Quote the entries below from the line with "Emit a Python" through the line with "import plotly.graph_objects as go", both ends included, and only those lines.

## Given records
#####

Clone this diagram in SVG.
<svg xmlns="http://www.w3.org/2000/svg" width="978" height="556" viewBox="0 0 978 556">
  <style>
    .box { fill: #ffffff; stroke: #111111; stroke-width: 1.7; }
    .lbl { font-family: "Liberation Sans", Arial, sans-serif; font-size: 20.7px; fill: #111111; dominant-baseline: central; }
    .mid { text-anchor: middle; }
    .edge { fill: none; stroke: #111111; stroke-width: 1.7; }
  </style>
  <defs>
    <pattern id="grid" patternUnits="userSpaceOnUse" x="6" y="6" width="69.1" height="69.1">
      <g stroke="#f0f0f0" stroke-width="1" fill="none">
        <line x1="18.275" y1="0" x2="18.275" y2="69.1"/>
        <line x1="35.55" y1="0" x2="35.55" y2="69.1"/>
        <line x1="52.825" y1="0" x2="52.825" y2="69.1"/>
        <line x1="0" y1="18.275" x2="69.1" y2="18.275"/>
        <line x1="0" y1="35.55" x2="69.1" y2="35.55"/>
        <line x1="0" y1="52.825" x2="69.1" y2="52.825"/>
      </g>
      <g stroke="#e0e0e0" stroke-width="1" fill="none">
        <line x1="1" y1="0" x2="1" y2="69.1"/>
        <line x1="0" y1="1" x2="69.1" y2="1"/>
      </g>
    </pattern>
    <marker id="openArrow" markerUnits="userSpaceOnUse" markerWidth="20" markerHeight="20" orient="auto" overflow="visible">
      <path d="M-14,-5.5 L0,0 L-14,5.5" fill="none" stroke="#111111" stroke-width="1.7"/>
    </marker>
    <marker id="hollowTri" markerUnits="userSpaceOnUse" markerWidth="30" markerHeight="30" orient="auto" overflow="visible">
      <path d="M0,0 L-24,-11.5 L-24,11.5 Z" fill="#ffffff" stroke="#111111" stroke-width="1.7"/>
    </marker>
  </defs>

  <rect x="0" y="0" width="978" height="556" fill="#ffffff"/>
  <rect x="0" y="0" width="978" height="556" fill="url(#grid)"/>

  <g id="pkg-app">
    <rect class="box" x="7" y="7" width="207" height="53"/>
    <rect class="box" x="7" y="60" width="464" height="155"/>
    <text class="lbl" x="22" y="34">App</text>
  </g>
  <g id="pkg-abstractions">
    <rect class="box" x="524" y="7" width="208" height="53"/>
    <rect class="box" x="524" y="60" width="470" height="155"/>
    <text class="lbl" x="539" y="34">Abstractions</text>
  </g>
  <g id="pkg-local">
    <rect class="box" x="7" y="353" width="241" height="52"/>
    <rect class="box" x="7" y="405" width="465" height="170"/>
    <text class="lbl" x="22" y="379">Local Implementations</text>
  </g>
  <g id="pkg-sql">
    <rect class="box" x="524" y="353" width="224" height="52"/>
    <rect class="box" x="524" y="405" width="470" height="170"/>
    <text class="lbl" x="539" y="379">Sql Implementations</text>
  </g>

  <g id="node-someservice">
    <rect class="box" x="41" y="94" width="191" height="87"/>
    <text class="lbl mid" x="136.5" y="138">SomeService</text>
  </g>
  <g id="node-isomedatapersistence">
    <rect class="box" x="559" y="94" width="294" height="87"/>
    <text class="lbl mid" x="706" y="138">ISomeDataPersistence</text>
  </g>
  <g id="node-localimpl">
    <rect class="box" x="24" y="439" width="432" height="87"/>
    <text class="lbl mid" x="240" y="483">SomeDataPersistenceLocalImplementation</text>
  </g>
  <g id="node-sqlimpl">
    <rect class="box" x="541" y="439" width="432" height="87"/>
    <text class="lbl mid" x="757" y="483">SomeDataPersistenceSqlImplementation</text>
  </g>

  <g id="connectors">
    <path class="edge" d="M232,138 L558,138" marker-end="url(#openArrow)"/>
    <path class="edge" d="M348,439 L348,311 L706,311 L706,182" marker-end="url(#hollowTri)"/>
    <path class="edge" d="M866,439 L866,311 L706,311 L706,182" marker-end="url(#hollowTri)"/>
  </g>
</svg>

#####

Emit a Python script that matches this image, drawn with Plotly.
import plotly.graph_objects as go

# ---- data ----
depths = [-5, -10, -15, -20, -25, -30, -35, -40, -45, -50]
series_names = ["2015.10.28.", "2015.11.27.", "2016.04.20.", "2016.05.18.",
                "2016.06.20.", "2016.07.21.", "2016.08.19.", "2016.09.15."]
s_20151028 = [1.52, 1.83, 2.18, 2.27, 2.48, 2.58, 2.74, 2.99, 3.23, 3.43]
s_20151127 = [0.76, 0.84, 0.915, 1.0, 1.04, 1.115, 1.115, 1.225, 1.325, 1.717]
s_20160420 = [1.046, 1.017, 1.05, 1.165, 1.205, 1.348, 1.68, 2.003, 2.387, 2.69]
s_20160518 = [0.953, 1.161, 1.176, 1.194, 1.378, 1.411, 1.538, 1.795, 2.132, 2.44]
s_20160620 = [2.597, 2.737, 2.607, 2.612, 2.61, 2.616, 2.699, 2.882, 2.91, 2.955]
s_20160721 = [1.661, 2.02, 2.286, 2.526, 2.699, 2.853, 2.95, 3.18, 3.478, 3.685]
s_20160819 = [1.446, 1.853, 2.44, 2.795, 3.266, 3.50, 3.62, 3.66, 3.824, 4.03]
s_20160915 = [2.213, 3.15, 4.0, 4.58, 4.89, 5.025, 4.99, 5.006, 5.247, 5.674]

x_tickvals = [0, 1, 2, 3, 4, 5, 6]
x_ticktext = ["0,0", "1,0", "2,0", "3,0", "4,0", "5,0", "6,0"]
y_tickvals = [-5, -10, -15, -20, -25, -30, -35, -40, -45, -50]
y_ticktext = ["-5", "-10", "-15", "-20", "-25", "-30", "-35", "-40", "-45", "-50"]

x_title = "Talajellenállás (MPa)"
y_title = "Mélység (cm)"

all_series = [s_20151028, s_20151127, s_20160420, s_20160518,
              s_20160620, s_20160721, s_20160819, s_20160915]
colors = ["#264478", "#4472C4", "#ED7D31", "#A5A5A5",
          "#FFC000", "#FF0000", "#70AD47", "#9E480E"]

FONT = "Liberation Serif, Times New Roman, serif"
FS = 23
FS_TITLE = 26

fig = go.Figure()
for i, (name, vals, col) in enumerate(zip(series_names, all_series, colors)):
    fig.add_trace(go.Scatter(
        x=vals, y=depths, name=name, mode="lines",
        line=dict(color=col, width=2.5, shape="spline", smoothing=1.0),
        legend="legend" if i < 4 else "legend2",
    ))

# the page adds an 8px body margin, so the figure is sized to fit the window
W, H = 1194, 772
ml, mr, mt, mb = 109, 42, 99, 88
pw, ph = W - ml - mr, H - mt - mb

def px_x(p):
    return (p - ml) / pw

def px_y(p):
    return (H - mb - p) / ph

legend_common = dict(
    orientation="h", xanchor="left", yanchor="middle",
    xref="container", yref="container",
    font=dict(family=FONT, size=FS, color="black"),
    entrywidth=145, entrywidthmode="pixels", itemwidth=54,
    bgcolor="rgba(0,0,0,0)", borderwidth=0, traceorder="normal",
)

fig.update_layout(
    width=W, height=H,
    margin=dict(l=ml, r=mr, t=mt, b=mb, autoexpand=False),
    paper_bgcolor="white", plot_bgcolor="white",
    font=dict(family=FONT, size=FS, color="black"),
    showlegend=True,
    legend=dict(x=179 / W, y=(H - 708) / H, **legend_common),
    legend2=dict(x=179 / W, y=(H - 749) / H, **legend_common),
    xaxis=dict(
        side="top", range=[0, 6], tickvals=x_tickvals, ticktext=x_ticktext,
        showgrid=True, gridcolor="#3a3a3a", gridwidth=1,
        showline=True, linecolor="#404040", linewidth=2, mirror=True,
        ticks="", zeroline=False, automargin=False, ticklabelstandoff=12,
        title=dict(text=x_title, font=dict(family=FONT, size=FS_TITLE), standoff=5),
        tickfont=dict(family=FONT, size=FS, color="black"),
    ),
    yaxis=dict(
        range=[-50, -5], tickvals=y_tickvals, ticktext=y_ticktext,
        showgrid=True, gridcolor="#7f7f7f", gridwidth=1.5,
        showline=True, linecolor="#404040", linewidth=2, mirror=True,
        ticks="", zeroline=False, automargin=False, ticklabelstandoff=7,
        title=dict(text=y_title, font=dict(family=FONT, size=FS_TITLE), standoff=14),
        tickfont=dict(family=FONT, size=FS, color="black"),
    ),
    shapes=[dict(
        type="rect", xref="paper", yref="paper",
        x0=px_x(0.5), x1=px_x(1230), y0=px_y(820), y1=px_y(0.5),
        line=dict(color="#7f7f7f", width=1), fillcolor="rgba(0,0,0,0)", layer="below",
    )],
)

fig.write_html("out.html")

#####

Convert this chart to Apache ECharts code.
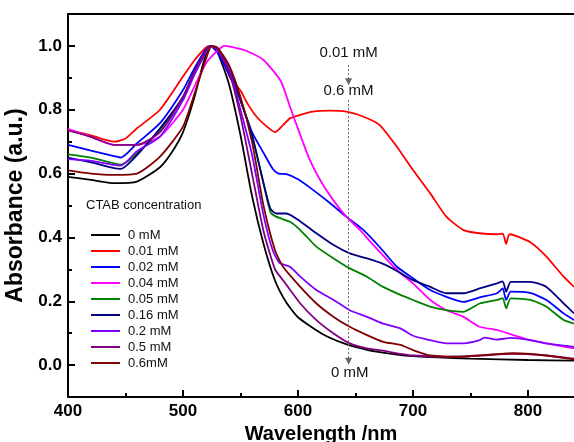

#####

## Output of the task
Emit a Python script that matches this image, drawn with Plotly.
import plotly.graph_objects as go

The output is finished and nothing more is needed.